Generation Y and Health Insurance

Posted on the 26 November 2015 by Smallivy

Generation Y has gotten a bad rap, and it really isn’t deserved.  OK, the students protesting for free tuition and a $15 minimum wage on campus obviously haven’t done the math and clearly don’t understand much about finances.  And yes, there are a lot of young adults moving back home and playing the perpetual teenager, thanks in part to their enabling helicopter parents.  But on health insurance, and on other entitlement programs, they get it.

An issue Generation X and the Baby Boomers were facing is that they were getting older and needing a lot of medical procedures, but they hadn’t saved up any money.  Also, healthcare premiums kept going up because they were getting sicker and using a lot more healthcare.  One of the big issues was that there was very little personal responsibility for keeping healthcare costs down since the patient wasn’t paying for it.  So, the older generations got together and figured out a way to “fix” the system.

They saw all of those twenty-somethings who never get sick but who weren’t buying health insurance (since they never got sick) and decided that they could force them to buy expensive health insurance with all of the frills and pay extra for it so that the older generations could pay less than the value of the healthcare they were using.  To make it sound better, they would force the health insurance companies to allow their parents to keep the Gen Y individuals on their insurance until they were 26 (it really didn’t cost the health insurance companies much more anyway, because again, they rarely got sick).

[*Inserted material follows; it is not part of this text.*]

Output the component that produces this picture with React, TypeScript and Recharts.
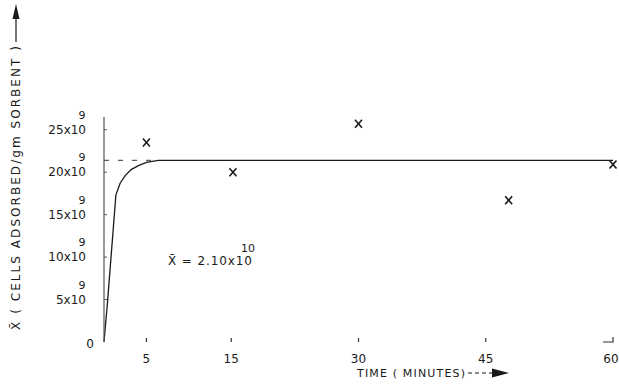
import React from 'react';
import { ComposedChart, Line, Scatter, XAxis, YAxis } from 'recharts';

// Curve (fitted) : time in minutes, cells adsorbed in units of 10^9
const curveTime = [0, 0.4, 1.4, 1.9, 2.5, 3.2, 4.0, 5.0, 6.4, 60];
const curveValue = [0, 4.5, 17.3, 18.7, 19.6, 20.3, 20.75, 21.15, 21.4, 21.4];

// Dashed plateau guide
const dashTime = [0, 6.4];
const dashValue = [21.4, 21.4];

// Observed points (X markers)
const obsTime = [5, 15.2, 30, 47.7, 60];
const obsValue = [23.5, 20.0, 25.7, 16.7, 20.9];

const xTicks = [5, 15, 30, 45, 60];
const yTicks = [0, 5, 10, 15, 20, 25];

const curveData = curveTime.map((t, i) => ({ t, v: curveValue[i] }));
const dashData = dashTime.map((t, i) => ({ t, v: dashValue[i] }));
const obsData = obsTime.map((t, i) => ({ t, v: obsValue[i] }));

const FONT = '"DejaVu Sans", sans-serif';
const INK = '#1a1a1a';

const YTick = (props: any) => {
  const { y, payload } = props;
  const v = payload.value;
  if (v === 0) {
    return (
      <text x={90} y={y + 6} textAnchor="middle" fontSize={12} fill={INK} fontFamily={FONT}>
        0
      </text>
    );
  }
  return (
    <g>
      <line x1={104} x2={107} y1={y} y2={y} stroke="#555" strokeWidth={1} />
      <text x={86} y={y + 4} textAnchor="end" fontSize={12} fill={INK} fontFamily={FONT}>
        {`${v}x10`}
      </text>
      <text x={82} y={y - 11} textAnchor="middle" fontSize={11} fill={INK} fontFamily={FONT}>
        9
      </text>
    </g>
  );
};

const XTick = (props: any) => {
  const { x, payload } = props;
  const v = payload.value;
  return (
    <g>
      {v === 60 ? (
        <path d={`M${x - 8},342 L${x + 2},342 L${x + 2},337`} stroke="#333" fill="none" strokeWidth={1.2} />
      ) : (
        <line x1={x} x2={x} y1={338} y2={342} stroke="#333" strokeWidth={1.2} />
      )}
      <text x={x} y={363} textAnchor="middle" fontSize={12} fill={INK} fontFamily={FONT}>
        {v}
      </text>
    </g>
  );
};

const XMark = (props: any) => {
  const { cx, cy } = props;
  const s = 3.5;
  return (
    <g stroke={INK} strokeWidth={1.6}>
      <line x1={cx - s} y1={cy - s - 0.5} x2={cx + s} y2={cy + s + 0.5} />
      <line x1={cx + s} y1={cy - s - 0.5} x2={cx - s} y2={cy + s + 0.5} />
    </g>
  );
};

export default function App() {
  return (
    <div style={{ position: 'absolute', left: 0, top: 0, width: 619, height: 389, background: '#fff' }}>
      <ComposedChart
        width={619}
        height={389}
        margin={{ top: 117, right: 6, bottom: 0, left: 0 }}
        style={{ position: 'absolute', left: 0, top: 0 }}
      >
        <XAxis
          type="number"
          dataKey="t"
          domain={[0, 60]}
          ticks={xTicks}
          axisLine={false}
          tickLine={false}
          tick={<XTick />}
          height={47}
        />
        <YAxis
          type="number"
          dataKey="v"
          domain={[0, 26.5]}
          ticks={yTicks}
          width={104}
          axisLine={{ stroke: '#555', strokeWidth: 1.2 }}
          tickLine={false}
          tick={<YTick />}
        />
        <Line
          data={dashData}
          dataKey="v"
          type="linear"
          stroke="#333"
          strokeWidth={1}
          strokeDasharray="5 9"
          dot={false}
          activeDot={false}
          isAnimationActive={false}
        />
        <Line
          data={curveData}
          dataKey="v"
          type="linear"
          stroke={INK}
          strokeWidth={1.3}
          dot={false}
          activeDot={false}
          isAnimationActive={false}
        />
        <Scatter data={obsData} dataKey="v" shape={<XMark />} isAnimationActive={false} />
      </ComposedChart>
      <svg
        width={619}
        height={389}
        style={{ position: 'absolute', left: 0, top: 0, pointerEvents: 'none' }}
        fontFamily={FONT}
      >
        {/* Y axis title with arrow */}
        <text
          transform="translate(20,330) rotate(-90)"
          fontSize={12}
          fill={INK}
          textLength={284}
          lengthAdjust="spacing"
        >
          {'X\u0304 ( CELLS ADSORBED/gm SORBENT )'}
        </text>
        <line x1={16} x2={16} y1={42} y2={18} stroke={INK} strokeWidth={1.2} />
        <polygon points="16,4 12.5,19 19.5,19" fill={INK} />
        {/* X axis title with arrow */}
        <text x={357} y={377} fontSize={11} fill={INK} textLength={108} lengthAdjust="spacing">
          TIME ( MINUTES)
        </text>
        <line x1={468} x2={493} y1={373} y2={373} stroke={INK} strokeWidth={1.2} strokeDasharray="4 3" />
        <polygon points="492,368.5 509,373 492,377.5" fill={INK} />
        {/* Annotation */}
        <text x={168} y={265} fontSize={12} fill={INK} textLength={84} lengthAdjust="spacing">
          {'X\u0304 = 2.10x10'}
        </text>
        <text x={241} y={252} fontSize={11} fill={INK}>
          10
        </text>
      </svg>
    </div>
  );
}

So, it was thought that the twenty-somethings would agree to pay way more for insurance than they used in heathcare, so they would be paying for the healthcare used by the older adults.  The older Americans loved this because they would be not need to pay for all of their healthcare.  They didn’t seem to worry that they spent their twenties and thirties spending their money how they wished, and they were now denying Gen Y this same opportunity.  The health insurers loved this because they would be selling expensive, full-coverage insurance to everyone, including the people who would never use it, and everyone would be forced to buy it.

Except the twenty-somethings looked at the cost of the insurance and figured out that it was not worth the price.  It was better for them to just pay the penalties.  In fact, if they kept their income low, by not getting a real job, the penalty they would actually pay would not be that big – may a couple of hundred dollars per year.  That was way less than the thousands they would have been paying in health insurance premiums.  Furthermore, they could avoid the penalty entirely by asking for a “hardship waiver,” which the government was happy to provide since they didn’t want to lose votes of the Gen Y crowd.

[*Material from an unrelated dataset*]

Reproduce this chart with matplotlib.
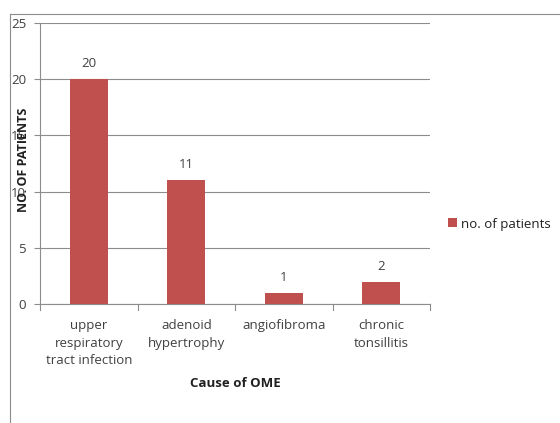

So as a result, many of the health insurers are losing money by the boatload.  They’re needing to cover the older, sicker Americans who pay far less in premiums than they receive in benefits.  Without the younger, healthy Americans there to pay the bill, insurance companies are losing billions of dollars.  Because Obamacare requires that the insurance companies cover everyone, even if a person signs up after they get sick and then drops coverage as soon as they get healthy again, they have no choice but to take on the sicker people.  Because the law also limits the amount they can charge for that insurance, there is no way for the insurance companies to break even, let alone make a profit.

For a period the American taxpayer was bailing out the insurance companies through what were called “risk corridors.”  Basically the government agreed to pay for any losses the insurers had, after those losses were offset by gains other insurers made.  Because no one made a profit, the government (meaning the taxpayers) was left bailing out everyone.  Now the risk corridor money has run out, so insurers are pulling out of the insurance exchanges to avoid bankruptcy.  As an example, United Healthcare has announced that it may pull out of the exchange marketplace next year.

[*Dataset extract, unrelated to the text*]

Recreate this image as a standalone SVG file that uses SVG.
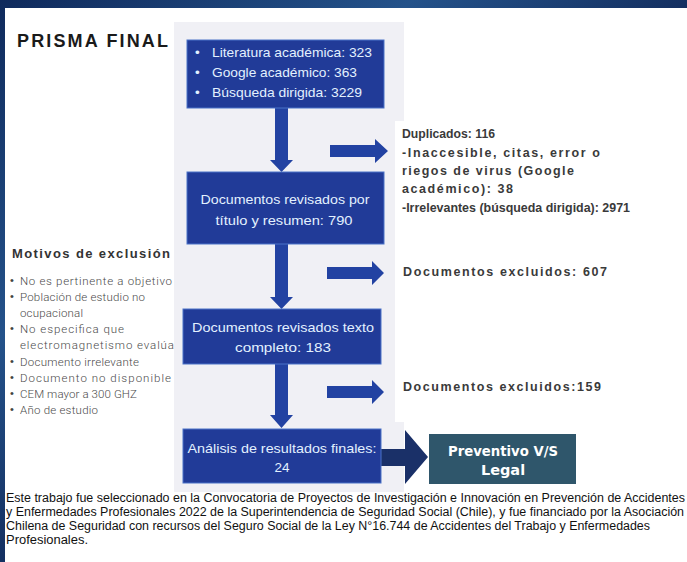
<svg xmlns="http://www.w3.org/2000/svg" width="687" height="562" viewBox="0 0 687 562">
<defs>
<linearGradient id="bg" x1="0" y1="0" x2="1" y2="1">
<stop offset="0" stop-color="#0f2a5c"/>
<stop offset="0.3" stop-color="#24528a"/>
<stop offset="0.6" stop-color="#0c1f4d"/>
<stop offset="1" stop-color="#163a78"/>
</linearGradient>
<style>
.box{fill:#213b98;stroke:#4a72c8;stroke-width:1}
.bt{font-family:"Liberation Sans",Arial,sans-serif;font-size:13.5px;fill:#e3f1ff}
.arr{fill:#2242a2}
.rt{font-family:"Liberation Sans",Arial,sans-serif;font-weight:bold;font-size:12.5px;fill:#3a3a3a}
.lt{font-family:"Roboto","Liberation Sans",sans-serif;font-weight:300;font-size:11.5px;fill:#4a4a4a}
.bu{font-family:"Liberation Sans",Arial,sans-serif;font-size:11px;fill:#444}
.ft{font-family:"Liberation Sans",Arial,sans-serif;font-size:12.5px;fill:#111}
</style>
</defs>
<rect x="0" y="0" width="687" height="562" fill="url(#bg)"/>
<rect x="5" y="8" width="682" height="554" fill="#ffffff"/>
<rect x="174" y="22" width="230" height="470" fill="#f0f0f5"/>
<rect x="395" y="121" width="292" height="301" fill="#ffffff"/>

<text x="17" y="47" font-family="Liberation Sans,Arial,sans-serif" font-weight="bold" font-size="18" fill="#1a1a1a" textLength="151" lengthAdjust="spacing">PRISMA FINAL</text>

<g id="connectors">
<polygon class="arr" points="275,108 288,108 288,160 293,160 281.5,172 270,160 275,160"/>
<polygon class="arr" points="275,244 288,244 288,297 293,297 281.5,309 270,297 275,297"/>
<polygon class="arr" points="275,364 288,364 288,415 293,415 281.5,428 270,415 275,415"/>
<polygon class="arr" points="330,145 375,145 375,139 388,151 375,163 375,157 330,157"/>
<polygon class="arr" points="327,267 372,267 372,261 384,273 372,285 372,279 327,279"/>
<polygon class="arr" points="327,386 372,386 372,380 384,392 372,404 372,398 327,398"/>
<polygon fill="#1a3068" points="378,449 405,449 405,430 428,457 405,484 405,466 378,466"/>
</g>

<g id="n1">
<rect class="box" x="187" y="40" width="197" height="68"/>
<text class="bt" x="195" y="57">•</text><text class="bt" x="212" y="57" textLength="160" lengthAdjust="spacingAndGlyphs">Literatura académica: 323</text>
<text class="bt" x="195" y="77">•</text><text class="bt" x="212" y="77" textLength="145" lengthAdjust="spacingAndGlyphs">Google académico: 363</text>
<text class="bt" x="195" y="97">•</text><text class="bt" x="212" y="97" textLength="150" lengthAdjust="spacingAndGlyphs">Búsqueda dirigida: 3229</text>
</g>
<g id="n2">
<rect class="box" x="187" y="172" width="197" height="72"/>
<text class="bt" x="285" y="204" text-anchor="middle" font-size="14.5" textLength="169" lengthAdjust="spacingAndGlyphs">Documentos revisados por</text>
<text class="bt" x="284" y="225" text-anchor="middle" font-size="14.5" textLength="137" lengthAdjust="spacingAndGlyphs">título y resumen: 790</text>
</g>
<g id="n3">
<rect class="box" x="183" y="309" width="198" height="55"/>
<text class="bt" x="283" y="332" text-anchor="middle" font-size="14.5" textLength="182" lengthAdjust="spacingAndGlyphs">Documentos revisados texto</text>
<text class="bt" x="283" y="352" text-anchor="middle" font-size="14.5" textLength="96" lengthAdjust="spacingAndGlyphs">completo: 183</text>
</g>
<g id="n4">
<rect class="box" x="183" y="429" width="198" height="54"/>
<text class="bt" x="282" y="453" text-anchor="middle" font-size="14.5" textLength="189" lengthAdjust="spacingAndGlyphs">Análisis de resultados finales:</text>
<text class="bt" x="282" y="472" text-anchor="middle" font-size="14.5">24</text>
</g>
<g id="n5">
<rect x="429" y="434" width="147" height="50" fill="#2f566b"/>
<text x="503" y="456" text-anchor="middle" font-family="DejaVu Sans,Liberation Sans,sans-serif" font-weight="bold" font-size="14.5" fill="#ffffff" textLength="110" lengthAdjust="spacingAndGlyphs">Preventivo V/S</text>
<text x="503" y="475" text-anchor="middle" font-family="DejaVu Sans,Liberation Sans,sans-serif" font-weight="bold" font-size="14.5" fill="#ffffff">Legal</text>
</g>

<g id="excl1">
<text class="rt" x="402" y="138" textLength="93" lengthAdjust="spacingAndGlyphs">Duplicados: 116</text>
<text class="rt" x="402" y="157" textLength="198" lengthAdjust="spacing">-Inaccesible, citas, error o</text>
<text class="rt" x="402" y="175" textLength="172" lengthAdjust="spacing">riegos de virus (Google</text>
<text class="rt" x="402" y="193" textLength="111" lengthAdjust="spacing">académico): 38</text>
<text class="rt" x="402" y="212" textLength="228" lengthAdjust="spacingAndGlyphs">-Irrelevantes (búsqueda dirigida): 2971</text>
</g>
<g id="excl2">
<text class="rt" x="403" y="276" textLength="204" lengthAdjust="spacing">Documentos excluidos: 607</text>
</g>
<g id="excl3">
<text class="rt" x="403" y="391" textLength="198" lengthAdjust="spacing">Documentos excluidos:159</text>
</g>

<g id="motivos">
<text x="12" y="258" font-family="Liberation Sans,Arial,sans-serif" font-weight="bold" font-size="13" fill="#333" textLength="158" lengthAdjust="spacing">Motivos de exclusión</text>
<g class="bu">
<text x="10" y="284">•</text><text x="10" y="300">•</text><text x="10" y="332">•</text><text x="10" y="365">•</text><text x="10" y="381">•</text><text x="10" y="397">•</text><text x="10" y="413">•</text>
</g>
<g class="lt">
<text x="20" y="285" textLength="152" lengthAdjust="spacing">No es pertinente a objetivo</text>
<text x="20" y="301" textLength="125" lengthAdjust="spacing">Población de estudio no</text>
<text x="20" y="317" textLength="63" lengthAdjust="spacing">ocupacional</text>
<text x="20" y="333" textLength="104" lengthAdjust="spacing">No especifica que</text>
<text x="20" y="349" textLength="154" lengthAdjust="spacing">electromagnetismo evalúa</text>
<text x="20" y="366" textLength="119" lengthAdjust="spacing">Documento irrelevante</text>
<text x="20" y="382" textLength="151" lengthAdjust="spacing">Documento no disponible</text>
<text x="20" y="398" textLength="117" lengthAdjust="spacing">CEM mayor a 300 GHZ</text>
<text x="20" y="414" textLength="78" lengthAdjust="spacing">Año de estudio</text>
</g>
</g>

<g id="footer" class="ft">
<text x="6" y="502" textLength="679" lengthAdjust="spacingAndGlyphs">Este trabajo fue seleccionado en la Convocatoria de Proyectos de Investigación e Innovación en Prevención de Accidentes</text>
<text x="6" y="516" textLength="678" lengthAdjust="spacingAndGlyphs">y Enfermedades Profesionales 2022 de la Superintendencia de Seguridad Social (Chile), y fue financiado por la Asociación</text>
<text x="6" y="530" textLength="644" lengthAdjust="spacingAndGlyphs">Chilena de Seguridad con recursos del Seguro Social de la Ley N°16.744 de Accidentes del Trabajo y Enfermedades</text>
<text x="6" y="544" textLength="82" lengthAdjust="spacingAndGlyphs">Profesionales.</text>
</g>
</svg>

Now I doubt many Gen Y individuals sat down and did the calculations, estimated the likelihood that they would get sick, what the cost of that illness would be, and then determined if the insurance was worth the money based on a risk benefit analysis.  Instead, they just had an innate sense that what they would pay in premiums was not worth it.  They realized that the chances of getting sick are fairly low, that what they would be paying in premiums over a couple of years would be less than the cost of many of the things that could happen to them in terms of healthcare needs, and decided to opt out.

So how do we get everyone covered and stop having hospital bills lead to bankruptcy to the unfortunate few who do get really sick?  Well, instead of having Gen Y pay for the healthcare of Gen X and the Baby Boomers and then hope that there will be someone around to pay for them when they get sick, we should simply require that everyone start an HSA and contribute a reasonable amount of their income each year.  Because people would be putting money away for healthcare, when they got sick they would actually be able to pay their bills much more of the time, meaning the costs would drop for everyone since those who were paying would no longer be picking up the bill for those who weren’t.

On top of this, each individual should be required to buy major medical insurance – insurance that kicks in when you go to the hospital for several days – with a premium set based on the amount of money in their HSA.  Because this insurance would only pay when they had a major event, the cost would be a lot lower than the cost of Obamacare.  They would rightly judge that $500 per year or so was worth it to avoid having a $100,000 hospital bill they couldn’t pay.

Finally, we should require doctors and hospitals publish their prices for procedures where everyone could see them so that people could comparison shop.  And these would need to be the real prices – what the insurance companies actually pay them, and not the price on the books that almost always gets sliced down.